Shijia Hutong is most well-known for its education. In fact, as early as 1724, the second year under Emperor Yongzheng’s reign, Shijia Hutong had already established itself in the education world. The Qing Dynasty set up Zuoyizongxue, essentially a private tutoring school for Manchu (an ethnic group in China, to which the emperors in the Qing Dynasty belonged) only, by the western entrance of the hutong. It’s more than 280 years old now. In the first year of the Republic of China, Zuoyizongxue was transformed into the Second Municipal Middle School, which in the 1930s was moved to Neiwubu Street which was one street away from Shijia Hutong. In the later years of the 1930s, Shijia Hutong Elementary School was established in place of the former Second Middle School. These two schools have remained the best in Dongcheng District, and they are among the best schools in Beijing.
Predecessor of Tsinghua University
During the final years of the Qing Dynasty, Shijia Hutong became a place where all students had to go if they planned on studying overseas. In the early 20th century, the Bureau of Educational Missions to the United States， which held examinations at Shijia Hutong to decide who could study abroad, was also headquartered there. The Bureau of Educational Missions to the United States was ‘responsible for selecting, administrating, dispatching and contacting students, and other related affairs’.

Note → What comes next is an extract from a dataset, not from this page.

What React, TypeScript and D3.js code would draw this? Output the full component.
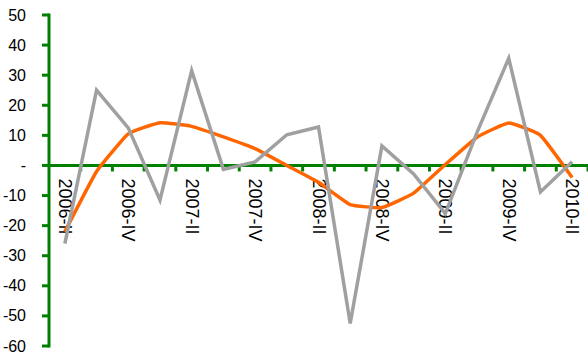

The Bureau of Educational Missions to the United States played a very important role, even though only three groups of students actually took the examination there. The government had been planning to build Tsinghua Yuan, but the school was not to be built in one day, so they held three examinations in Shijia Hutong. After that, the government no longer organized the examinations; instead, they delegated the responsibility of selecting students to study in the United States to Tsinghua University. Therefore, it’s not too far-fetched to say that Tsinghua University had its origin in Shijia Hutong. Many celebrities passed their exams in Shijia Hutong and went abroad to study.